In the last year, high interest rates hurt the company’s financial profits considerably.

  1. Regulatory changes: Changes to government regulations, tariffs, or taxes can drastically affect its business operations.
   Government regulations on fuel prices and taxation are of great importance to the profitability of the business. 4.  **Decreased pricing power:** A shift in the consumers behavior towards a focus on the lowest price may negatively affect the profitability.

Management has stated that they are trying to make better service-oriented offers in an attempt to curb this.

  1. Technological change: With the rise of alternative energy sources (electric vehicles) and delivery methods, the company needs to adapt their models to the changes in consumer behavior.
  2. Geopolitical instability: Volatility in prices of international commodities can influence the performance of UGP’s businesses.

The company has shown some resilience over the years with a diversified business model.

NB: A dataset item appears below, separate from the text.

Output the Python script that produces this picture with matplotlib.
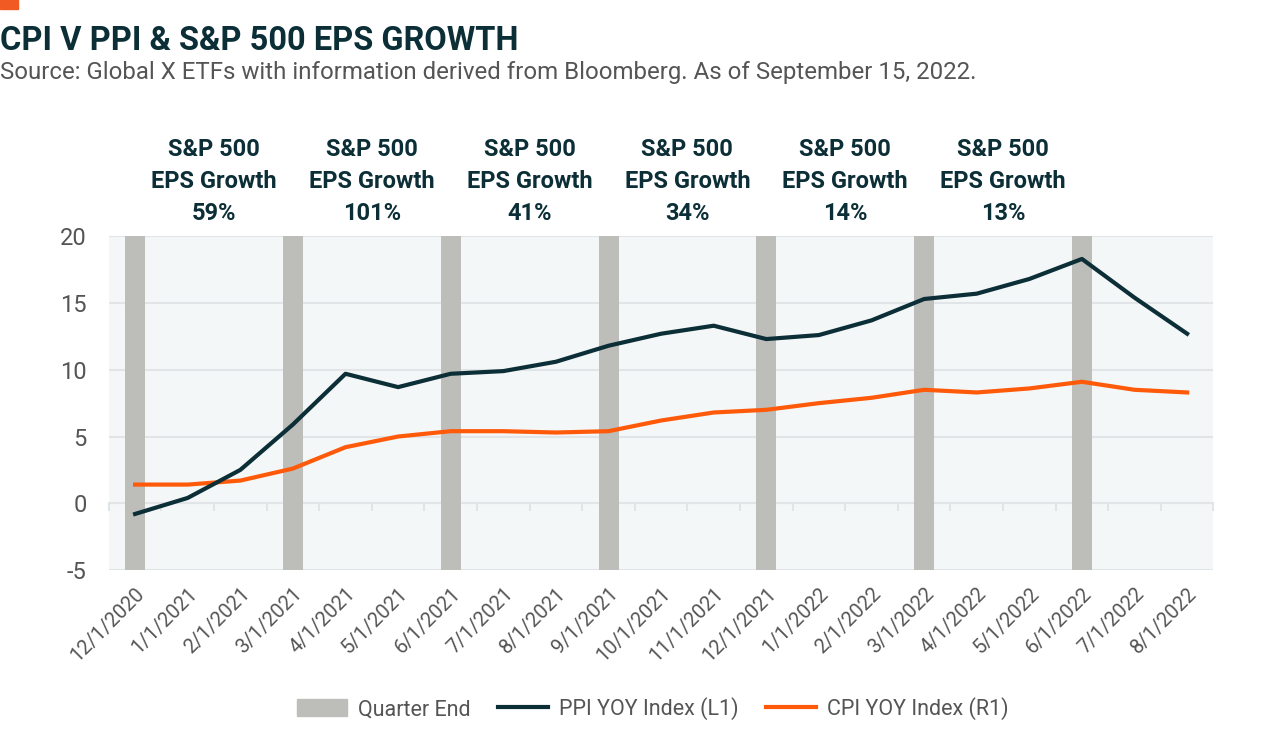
import numpy as np
import matplotlib.pyplot as plt
from matplotlib.patches import Patch
from matplotlib.lines import Line2D

plt.rcParams['font.family'] = ['Roboto', 'DejaVu Sans']
plt.rcParams['axes.unicode_minus'] = False

months = ['12/1/2020', '1/1/2021', '2/1/2021', '3/1/2021', '4/1/2021', '5/1/2021',
          '6/1/2021', '7/1/2021', '8/1/2021', '9/1/2021', '10/1/2021', '11/1/2021',
          '12/1/2021', '1/1/2022', '2/1/2022', '3/1/2022', '4/1/2022', '5/1/2022',
          '6/1/2022', '7/1/2022', '8/1/2022']
ppi = [-0.8, 0.4, 2.5, 5.9, 9.7, 8.7, 9.7, 9.9, 10.6, 11.8, 12.7, 13.3,
       12.3, 12.6, 13.7, 15.3, 15.7, 16.8, 18.3, 15.4, 12.7]
cpi = [1.4, 1.4, 1.7, 2.6, 4.2, 5.0, 5.4, 5.4, 5.3, 5.4, 6.2, 6.8,
       7.0, 7.5, 7.9, 8.5, 8.3, 8.6, 9.1, 8.5, 8.3]
quarter_ends = ['12/1/2020', '3/1/2021', '6/1/2021', '9/1/2021', '12/1/2021', '3/1/2022', '6/1/2022']
eps_growth = ['59%', '101%', '41%', '34%', '14%', '13%']

DARK = '#0c2f37'
ORANGE = '#ff5a0a'
BARGRAY = '#bdbdba'
GRID = '#e2e5e7'
TXT = '#555555'

fig = plt.figure(figsize=(12.8, 7.36), dpi=100)
ax = fig.add_axes([0.085, 0.2255, 0.863, 0.4535])
ax.set_facecolor('#f3f7f8')

x = np.arange(len(months))
ymin, ymax = -5, 20

for y in range(ymin, ymax + 1, 5):
    ax.axhline(y, color=GRID, lw=1.5, zorder=1)

qx = [months.index(q) for q in quarter_ends]
ax.bar(qx, ymax - ymin, bottom=ymin, width=0.38, color=BARGRAY, zorder=2)

ax.plot(x, ppi, color=DARK, lw=3, zorder=4)
ax.plot(x, cpi, color=ORANGE, lw=3, zorder=3)

ax.set_xlim(-0.5, len(months) - 0.5)
ax.set_ylim(ymin, ymax)
ax.set_yticks(range(ymin, ymax + 1, 5))
ax.set_xticks(x)
ax.set_xticklabels(months, rotation=45, ha='right', rotation_mode='anchor')
ax.tick_params(axis='x', length=0, pad=10, labelsize=14.5, labelcolor=TXT)
ax.tick_params(axis='y', length=0, pad=16, labelsize=17, labelcolor=TXT)
for s in ax.spines.values():
    s.set_visible(False)

# zero line with tick marks between categories
sec = ax.secondary_xaxis((0 - ymin) / (ymax - ymin))
sec.set_xticks(np.arange(-0.5, len(months), 1.0))
sec.set_xticklabels([])
sec.tick_params(length=6, color=GRID, width=1.5)
sec.spines['bottom'].set_color(GRID)
sec.spines['bottom'].set_linewidth(1.5)

for i, g in enumerate(eps_growth):
    mid = (qx[i] + qx[i + 1]) / 2
    ax.annotate('S&P 500\nEPS Growth\n' + g, xy=(mid, 1.033), xycoords=('data', 'axes fraction'),
                ha='center', va='bottom', fontsize=17, fontweight='bold', color=DARK,
                linespacing=1.5)

fig.patches.append(plt.Rectangle((0, 1 - 9 / 736), 18 / 1280, 9 / 736,
                                 transform=fig.transFigure, color='#f15a22'))
fig.text(0.0, 0.932, 'CPI V PPI & S&P 500 EPS GROWTH', fontsize=23.5, fontweight='bold',
         color=DARK, va='baseline', ha='left')
fig.text(0.0, 0.893, 'Source: Global X ETFs with information derived from Bloomberg. As of September 15, 2022.',
         fontsize=17.3, color=TXT, va='baseline', ha='left')

handles = [Patch(color=BARGRAY), Line2D([], [], color=DARK, lw=3), Line2D([], [], color=ORANGE, lw=3)]
labels = ['Quarter End', 'PPI YOY Index (L1)', 'CPI YOY Index (R1)']
fig.legend(handles, labels, loc='center', bbox_to_anchor=(0.51, 0.037), ncol=3, frameon=False,
           fontsize=15.5, labelcolor=TXT, handlelength=2.3, handleheight=0.8,
           columnspacing=1.3, handletextpad=0.5)

fig.savefig('out.png', dpi=100)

The company has some geographical diversification with investments in other South American countries. However, most of its earnings come from Brazil and therefore can’t truly be called a geographically diversified company. UGP is also trying to diversify into clean and renewable fuels, which will add to their energy mix.

Understandability Rating

I have given the company an understandability rating of 3/5. It’s not very easy to understand as there are multiple moving parts, and they are all subject to different external pressures. Additionally, the fuel distribution sector is a bit complicated to truly understand, with many moving pieces. The company is also involved with financial instruments which makes things even more difficult.

Balance Sheet Health Rating

The balance sheet health is good, but not great, it earns a rating of 4/5. Despite high debt, the debt has been decreasing recently and is at a manageable level. Cash on hand is also good, which implies the company has good liquidity to weather bad times.